When Harris told the Daily in August that he took the job because his playing days were in their twilight years, he said he planned to play only "sparingly" the next few years.

Harris’ one-year, $110,000 contract states, "The University and Mr. Harris also acknowledge that he will from time to time participate in professional and amateur golf events which will not interfere with his duties as Director of Golf."

But in his first fall with the team, Harris played in three Champions Tour events, two of which coincided with men’s tournaments. He made $19,823 in those three tournaments and didn’t attend any of the four women’s events with Rose. He also missed National Signing Day while attending a corporate golf event in Florida.

Athletics spokesman Garry Bowman said Harris had already committed to play the events and Maturi approved of his attending.

Ebner said it bothered him and other boosters.

"That’s the other frustrating part," he said. "You’d think the new director of golf would initially want to travel with the team and see how it works, and he played three Champions Tour events with them and was gone quite often.
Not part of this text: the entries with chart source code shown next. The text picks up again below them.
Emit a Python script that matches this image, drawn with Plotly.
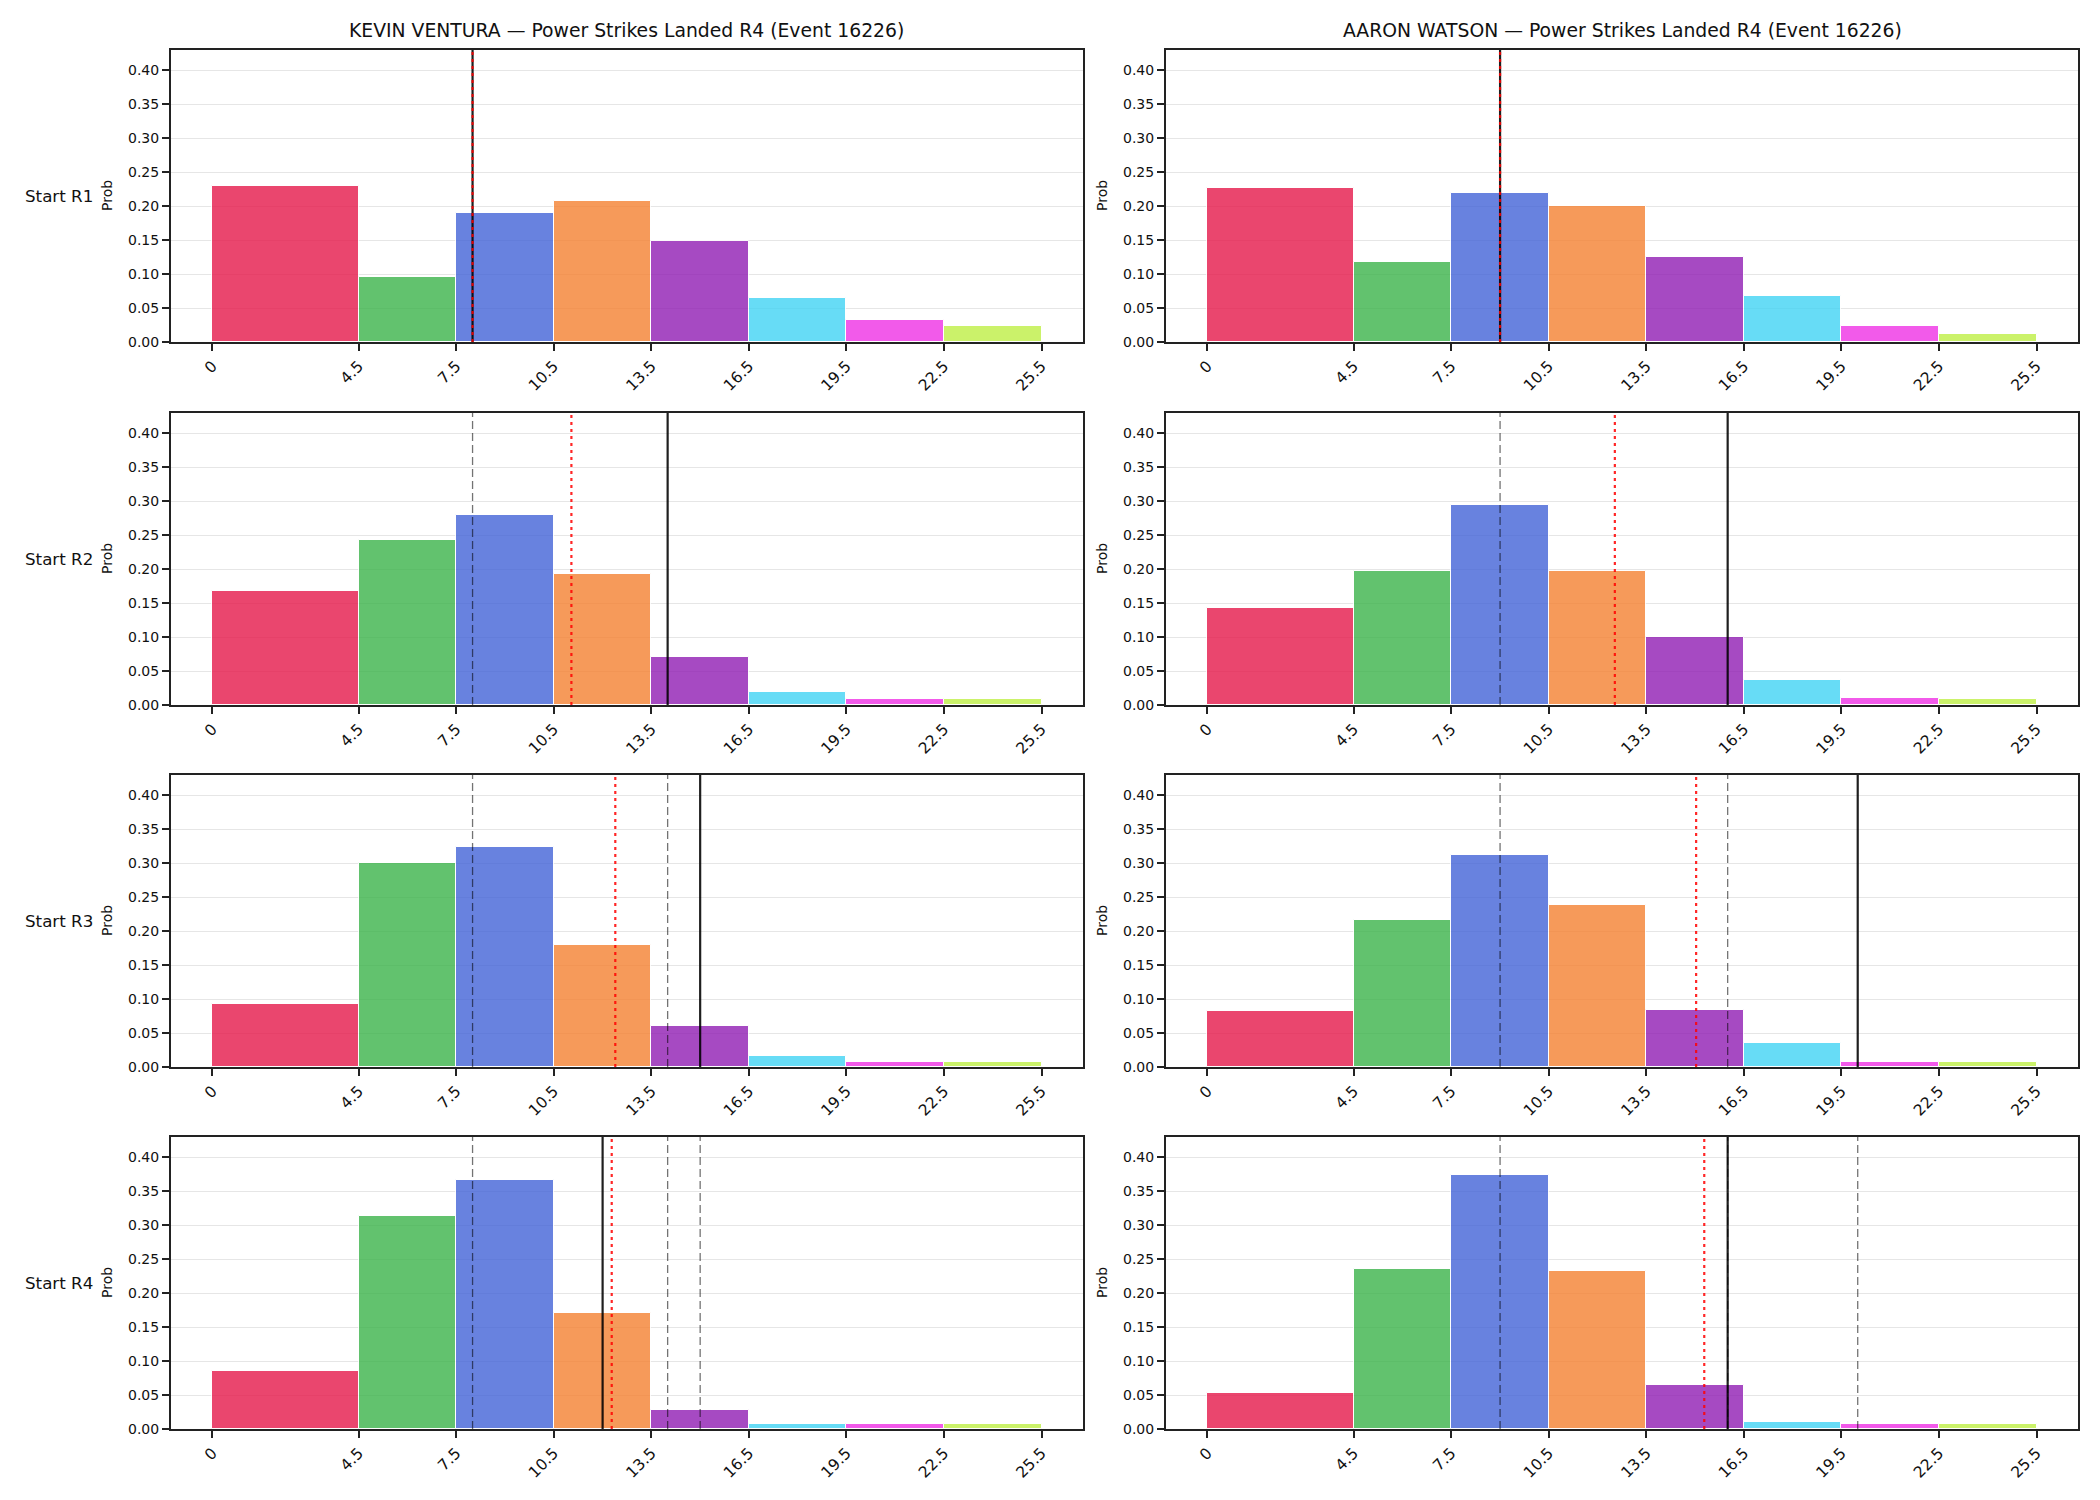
import plotly.graph_objects as go
from plotly.subplots import make_subplots

# ---- data ----
bin_edges = [0, 4.5, 7.5, 10.5, 13.5, 16.5, 19.5, 22.5, 25.5]
tick_labels = ["0", "4.5", "7.5", "10.5", "13.5", "16.5", "19.5", "22.5", "25.5"]
bin_colors = ["#e6194B", "#3cb44b", "#4363d8", "#f58231", "#911eb4", "#42d4f4", "#f032e6", "#bfef45"]

fighters = ["KEVIN VENTURA", "AARON WATSON"]
row_labels = ["Start R1", "Start R2", "Start R3", "Start R4"]

kevin_probs = [
    [0.229, 0.095, 0.190, 0.207, 0.148, 0.065, 0.032, 0.024],
    [0.168, 0.242, 0.279, 0.192, 0.070, 0.019, 0.009, 0.009],
    [0.093, 0.300, 0.323, 0.179, 0.061, 0.016, 0.008, 0.008],
    [0.085, 0.314, 0.366, 0.171, 0.028, 0.008, 0.008, 0.008],
]
aaron_probs = [
    [0.226, 0.118, 0.219, 0.200, 0.125, 0.067, 0.024, 0.012],
    [0.143, 0.197, 0.294, 0.197, 0.100, 0.037, 0.010, 0.009],
    [0.083, 0.216, 0.312, 0.238, 0.084, 0.035, 0.008, 0.008],
    [0.053, 0.236, 0.374, 0.232, 0.064, 0.010, 0.008, 0.008],
]
# solid black line per row (current), red dotted line per row (mean)
kevin_lines = [8, 14, 15, 12]
kevin_means = [8.0, 11.04, 12.39, 12.28]
aaron_lines = [9, 16, 20, 16]
aaron_means = [9.0, 12.53, 15.03, 15.28]

probs = [kevin_probs, aaron_probs]
lines = [kevin_lines, aaron_lines]
means = [kevin_means, aaron_means]

W, H = 2100, 1500
FONT = "DejaVu Sans"
INK = "#222222"

fig = make_subplots(rows=4, cols=2)

centers = [(bin_edges[i] + bin_edges[i + 1]) / 2 for i in range(len(bin_edges) - 1)]
widths = [bin_edges[i + 1] - bin_edges[i] for i in range(len(bin_edges) - 1)]

x_dom = [[171 / W, 1083 / W], [1166 / W, 2078 / W]]
row_tops = [50, 413, 775, 1137]
row_h = 292
ymax = 0.4295

for c in range(2):
    for r in range(4):
        fig.add_trace(go.Bar(
            x=centers, y=probs[c][r], width=widths,
            marker=dict(color=bin_colors, line=dict(color="white", width=1)),
            opacity=0.8, showlegend=False, hoverinfo="x+y",
        ), row=r + 1, col=c + 1)

        idx = r * 2 + c + 1
        xn = "x" if idx == 1 else f"x{idx}"
        yn = "y" if idx == 1 else f"y{idx}"
        # previous rows' lines (dashed)
        for pr in range(r):
            fig.add_shape(type="line", xref=xn, yref=f"{yn} domain",
                          x0=lines[c][pr], x1=lines[c][pr], y0=0, y1=1,
                          line=dict(color="rgba(0,0,0,0.55)", width=1.3, dash="8px,4px"))
        fig.add_shape(type="line", xref=xn, yref=f"{yn} domain",
                      x0=lines[c][r], x1=lines[c][r], y0=0, y1=1,
                      line=dict(color="rgba(0,0,0,0.88)", width=2.2))
        fig.add_shape(type="line", xref=xn, yref=f"{yn} domain",
                      x0=means[c][r], x1=means[c][r], y0=0, y1=1,
                      line=dict(color="rgba(255,0,0,0.85)", width=2.2, dash="3px,4px"))

        top = row_tops[r]
        ydom = [1 - (top + row_h) / H, 1 - top / H]
        fig.update_xaxes(
            domain=x_dom[c], range=[-1.275, 26.775], automargin=False,
            tickmode="array", tickvals=bin_edges, ticktext=tick_labels,
            tickangle=-45, ticks="outside", ticklen=7, tickwidth=1.5, tickcolor=INK,
            showline=True, mirror=True, linecolor=INK, linewidth=2,
            showgrid=False, zeroline=False,
            tickfont=dict(family=FONT, size=15.5, color="#111"),
            row=r + 1, col=c + 1)
        fig.update_yaxes(
            domain=ydom, range=[0, ymax], automargin=False,
            tickmode="linear", tick0=0, dtick=0.05, tickformat=".2f",
            ticks="outside", ticklen=7, tickwidth=1.5, tickcolor=INK,
            showline=True, mirror=True, linecolor=INK, linewidth=2,
            showgrid=True, gridcolor="#e6e6e6", gridwidth=1, zeroline=False,
            tickfont=dict(family=FONT, size=14, color="#111"),
            row=r + 1, col=c + 1)

        # "Prob" y label
        ylab_x = [107, 1102][c]
        fig.add_annotation(xref="paper", yref="paper", x=ylab_x / W,
                           y=1 - (top + row_h / 2) / H, text="Prob", textangle=-90,
                           showarrow=False, xanchor="center", yanchor="middle",
                           font=dict(family=FONT, size=14, color="#111"))
        if c == 0:
            fig.add_annotation(xref="paper", yref="paper", x=23 / W,
                               y=1 - (top + row_h / 2) / H, text=row_labels[r],
                               showarrow=False, xanchor="left", yanchor="middle",
                               font=dict(family=FONT, size=16.7, color="#111"))

for c in range(2):
    fig.add_annotation(xref="paper", yref="paper",
                       x=(x_dom[c][0] + x_dom[c][1]) / 2, y=1 - 30 / H,
                       text=f"{fighters[c]} \u2014 Power Strikes Landed R4 (Event 16226)",
                       showarrow=False, xanchor="center", yanchor="middle",
                       font=dict(family=FONT, size=18.8, color="#111"))

fig.update_layout(
    width=W, height=H, margin=dict(l=0, r=0, t=0, b=0, autoexpand=False),
    paper_bgcolor="white", plot_bgcolor="white",
    bargap=0, showlegend=False, font=dict(family=FONT),
)

fig.write_html("out.html")
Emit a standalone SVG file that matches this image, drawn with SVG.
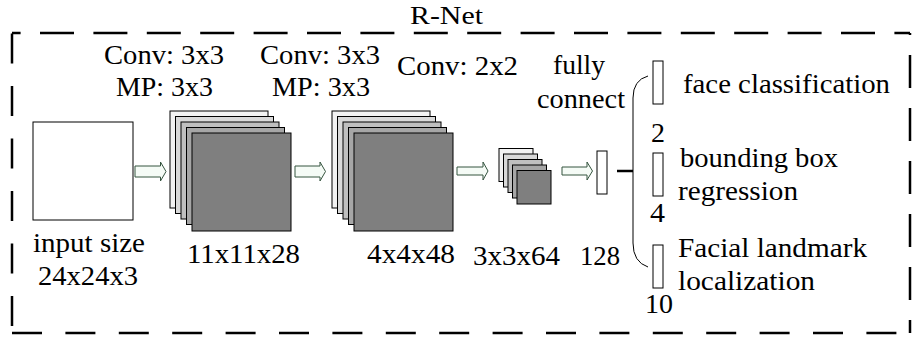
<svg xmlns="http://www.w3.org/2000/svg" width="921" height="338" viewBox="0 0 921 338" font-family="'Liberation Serif', 'Times New Roman', serif">
<style>
text{font-family:'Liberation Serif','Times New Roman',serif;font-size:28px;fill:#000}
.frame{stroke:#000;stroke-width:2.5;fill:none}
.box{fill:#fff;stroke:#000;stroke-width:1}
.l1{fill:#f2f2f2;stroke:#000;stroke-width:1}
.l2{fill:#d9d9d9;stroke:#000;stroke-width:1}
.l3{fill:#bfbfbf;stroke:#000;stroke-width:1}
.l4{fill:#a6a6a6;stroke:#000;stroke-width:1}
.l5{fill:#7f7f7f;stroke:#000;stroke-width:1}
.bar{fill:#fff;stroke:#000;stroke-width:1}
.arrow{fill:#f5fbf6;stroke:#35543f;stroke-width:1}
.link{fill:none;stroke:#000;stroke-width:1}
</style>
<g id="frame">
<line class="frame" x1="12" y1="33" x2="910" y2="33" stroke-dasharray="34 19.4" stroke-dashoffset="25.4"/>
<line class="frame" x1="12" y1="33" x2="12" y2="333" stroke-dasharray="30 22.5" stroke-dashoffset="-0.5"/>
<line class="frame" x1="910" y1="33" x2="910" y2="333" stroke-dasharray="33 20" stroke-dashoffset="31"/>
<line class="frame" x1="12" y1="333" x2="910" y2="333" stroke-dasharray="30 23.4"/>
<text x="410" y="24" style="font-size:26px" textLength="73" lengthAdjust="spacingAndGlyphs">R-Net</text>
</g>
<g id="input">
<rect class="box" x="33" y="122" width="100" height="98"/>
<text x="33" y="252" textLength="112" lengthAdjust="spacingAndGlyphs">input size</text>
<text x="38" y="285" textLength="100" lengthAdjust="spacingAndGlyphs">24x24x3</text>
</g>
<g id="conv1">
<text x="104" y="64" textLength="120" lengthAdjust="spacingAndGlyphs">Conv: 3x3</text>
<text x="116" y="96" textLength="97" lengthAdjust="spacingAndGlyphs">MP: 3x3</text>
<rect class="l1" x="170" y="111" width="98" height="97"/>
<rect class="l2" x="175.5" y="116.5" width="98" height="97"/>
<rect class="l3" x="181" y="122" width="98" height="97"/>
<rect class="l4" x="186.5" y="127.5" width="98" height="97"/>
<rect class="l5" x="192" y="133" width="99" height="98"/>
<text x="187" y="263" textLength="113" lengthAdjust="spacingAndGlyphs">11x11x28</text>
</g>
<g id="conv2">
<text x="260" y="64" textLength="120" lengthAdjust="spacingAndGlyphs">Conv: 3x3</text>
<text x="272" y="96" textLength="98" lengthAdjust="spacingAndGlyphs">MP: 3x3</text>
<rect class="l1" x="332" y="111" width="98" height="97"/>
<rect class="l2" x="337.5" y="116.5" width="98" height="97"/>
<rect class="l3" x="343" y="122" width="98" height="97"/>
<rect class="l4" x="348.5" y="127.5" width="98" height="97"/>
<rect class="l5" x="354" y="133" width="99" height="98"/>
<text x="367" y="263" textLength="88" lengthAdjust="spacingAndGlyphs">4x4x48</text>
</g>
<g id="conv3">
<text x="397" y="75" textLength="121" lengthAdjust="spacingAndGlyphs">Conv: 2x2</text>
<rect class="l1" x="499" y="148.5" width="34" height="33"/>
<rect class="l2" x="503.5" y="154" width="34" height="33"/>
<rect class="l3" x="508" y="159.5" width="34" height="33"/>
<rect class="l4" x="512.5" y="165" width="34" height="33"/>
<rect class="l5" x="517" y="170.5" width="34" height="33.5"/>
<text x="473" y="265" textLength="87" lengthAdjust="spacingAndGlyphs">3x3x64</text>
</g>
<g id="fc">
<text x="553" y="74" textLength="52" lengthAdjust="spacingAndGlyphs">fully</text>
<text x="537" y="108" textLength="88" lengthAdjust="spacingAndGlyphs">connect</text>
<rect class="bar" x="597" y="151" width="10" height="43"/>
<text x="580" y="265" textLength="40" lengthAdjust="spacingAndGlyphs">128</text>
</g>
<g id="face-classification">
<rect class="bar" x="653" y="61" width="10" height="43"/>
<text x="683" y="93" textLength="207" lengthAdjust="spacingAndGlyphs">face classification</text>
<text x="651" y="142" textLength="14" lengthAdjust="spacingAndGlyphs">2</text>
</g>
<g id="bbox-regression">
<rect class="bar" x="653" y="153" width="10" height="43"/>
<text x="680" y="167" textLength="158" lengthAdjust="spacingAndGlyphs">bounding box</text>
<text x="678" y="200" textLength="120" lengthAdjust="spacingAndGlyphs">regression</text>
<text x="650" y="222" textLength="15" lengthAdjust="spacingAndGlyphs">4</text>
</g>
<g id="landmark-localization">
<rect class="bar" x="653" y="245" width="10" height="43"/>
<text x="678" y="257" textLength="189" lengthAdjust="spacingAndGlyphs">Facial landmark</text>
<text x="678" y="290" textLength="137" lengthAdjust="spacingAndGlyphs">localization</text>
<text x="645" y="313" textLength="28" lengthAdjust="spacingAndGlyphs">10</text>
</g>
<g id="connectors">
<path class="arrow" d="M135,166 H160.5 V162 L166,171.5 L160.5,181 V177 H135 Z"/>
<path class="arrow" d="M295,166 H320 V162 L325.5,171.5 L320,181 V177 H295 Z"/>
<path class="arrow" d="M457,167 H483 V162 L488,171 L483,180 V175 H457 Z"/>
<path class="arrow" d="M562,167 H587 V162 L592.5,171 L587,180 V175 H562 Z"/>
<line x1="617" y1="171" x2="633" y2="171" stroke="#000" stroke-width="2.5"/>
<path class="link" d="M648,76 Q633,80 633,98 V243 Q633,262 648,267"/>
</g>
</svg>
In fact, one of the players said he hadn’t seen him in over three weeks."

For reasons unclear

Harris’ motive for preventing Brenny from coaching remains unclear. Because the team operates as a combined program, the Gophers are allowed four paid coaches. The NCAA allows two paid coaches to travel to tournaments, and since Harris didn’t attend any women’s tournaments, she, too, could have traveled.

Even if he wanted his son-in-law to act as head coach, it’s unclear why Harris didn’t let Brenny travel along as an assistant. If the team wanted to bring her along slowly because she lacked coaching experience — though men’s head coach John Carlson also came in with no experience and has acted as a full head coach — it’s unclear why Harris didn’t consider Brenny traveling along with the team and talking golf with players paramount to her development.

Brenny offered only one remark for this article: "There’s more to this story."